Kadang kita bangga disebut negara besar. Tapi pernahkah kita jujur bertanya, "Mengapa Indonesia belum juga menjadi negara maju?"
Sumber daya alam kita berlimpah, bonus demografi masih di depan mata, dan pembangunan infrastruktur terlihat di mana-mana. Namun, hingga kini, Indonesia masih terjebak di level pendapatan menengah atau yang dikenal dengan istilah middle income trap.
Sudah lebih dari setengah abad kita berjuang untuk keluar dari jebakan ini, kondisi ketika ekonomi tumbuh, tapi tidak cukup cepat untuk naik kelas menjadi negara maju.
Jika menengok sejarah, data pada tahun 1960-an menunjukkan pendapatan per kapita Indonesia sekitar 2% dari rata-rata negara maju. Enam dekade kemudian, di tahun 2022, angkanya meningkat menjadi sekitar 2,5%. Artinya, ekonomi kita memang tumbuh, namun kecepatannya masih terlalu lambat untuk mengejar negara seperti Korea Selatan atau Singapura, yang dalam periode waktu sama sudah melompat ke tingkat pendapatan tinggi.
Sebagai perbandingan, Korea Selatan di tahun 1960 memiliki pendapatan per kapita sekitar 2,3%, yang hampir setara dengan Indonesia kala itu. Namun, di tahun 2022, pendapatan mereka sudah di angka 4%.
Apa yang membedakan? Korea Selatan mampu mencatat pertumbuhan PDB dua digit sebanyak 20 kali. Dan contoh lain dari Tiongkok, mereka mencatat pertumbuhan PDB dua digit sebanyak 15 kali.Â
Sedangkan Indonesia? Hanya sekali, dan itu pun pada masa pemerintahan Orde Baru. Dan kini, pertumbuhan ekonomi kita stagnan di kisaran 5-6% saja.
Lalu Kenapa Kita Sulit Maju? Salah satu jawabannya ada pada struktur ekonomi.
Di Korea dan Tiongkok, pendorong pertumbuhan utamanya adalah sektor manufaktur, industri yang memberi nilai tambah tinggi dan menciptakan lapangan kerja besar.
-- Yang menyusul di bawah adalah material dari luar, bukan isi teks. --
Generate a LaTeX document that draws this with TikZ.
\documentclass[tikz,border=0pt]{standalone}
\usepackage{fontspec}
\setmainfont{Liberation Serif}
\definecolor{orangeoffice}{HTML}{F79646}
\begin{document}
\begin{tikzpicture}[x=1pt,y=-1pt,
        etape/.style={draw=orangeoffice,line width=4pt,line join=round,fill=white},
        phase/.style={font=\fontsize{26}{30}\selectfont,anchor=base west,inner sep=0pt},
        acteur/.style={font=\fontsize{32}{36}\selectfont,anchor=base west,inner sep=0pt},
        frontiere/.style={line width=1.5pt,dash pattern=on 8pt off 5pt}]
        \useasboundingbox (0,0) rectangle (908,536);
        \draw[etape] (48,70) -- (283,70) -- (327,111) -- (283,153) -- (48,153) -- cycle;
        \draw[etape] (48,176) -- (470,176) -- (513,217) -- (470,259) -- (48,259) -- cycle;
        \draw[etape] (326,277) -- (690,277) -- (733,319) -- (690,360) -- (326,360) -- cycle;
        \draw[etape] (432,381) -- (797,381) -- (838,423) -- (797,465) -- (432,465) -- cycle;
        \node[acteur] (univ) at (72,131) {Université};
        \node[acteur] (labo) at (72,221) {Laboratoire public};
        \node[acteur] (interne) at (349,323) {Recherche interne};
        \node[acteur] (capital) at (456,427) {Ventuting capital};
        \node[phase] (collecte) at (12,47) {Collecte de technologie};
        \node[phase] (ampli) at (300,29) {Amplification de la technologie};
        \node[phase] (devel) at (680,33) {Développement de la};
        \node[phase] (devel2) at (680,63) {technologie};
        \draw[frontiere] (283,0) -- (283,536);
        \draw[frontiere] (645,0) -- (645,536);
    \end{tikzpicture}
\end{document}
Mereka fokus membangun basis industri kuat yang menciptakan nilai tambah tinggi, menyerap tenaga kerja besar, dan menjadi mesin pertumbuhan PDB yang stabil.
Sedangkan di Indonesia, sektor manufaktur justru mengalami penurunan kontribusi terhadap PDB. Seolah-olah, "mesin" utama ekonomi kita perlahan dimatikan. Banyak pabrik tutup, investasi beralih ke sektor konsumsi dan komoditas mentah. Akibatnya, ekonomi memang tumbuh, tapi tanpa fondasi kuat.
Hal ini juga dipengaruhi oleh arah kebijakan ekonomi yang berubah di tiap era pemerintahan.
Dulu, pada masa pemerintahan Presiden SBY, penggerak utama ekonomi adalah sektor swasta (private sector). Strategi ini membuat pertumbuhan PDB mencapai 6%, karena konsumsi masyarakat naik cepat. Tapi risikonya, pertumbuhan itu tidak merata (contohnya banyak terkonsentrasi di Pulau Jawa) dan kesenjangan ekonomi melebar.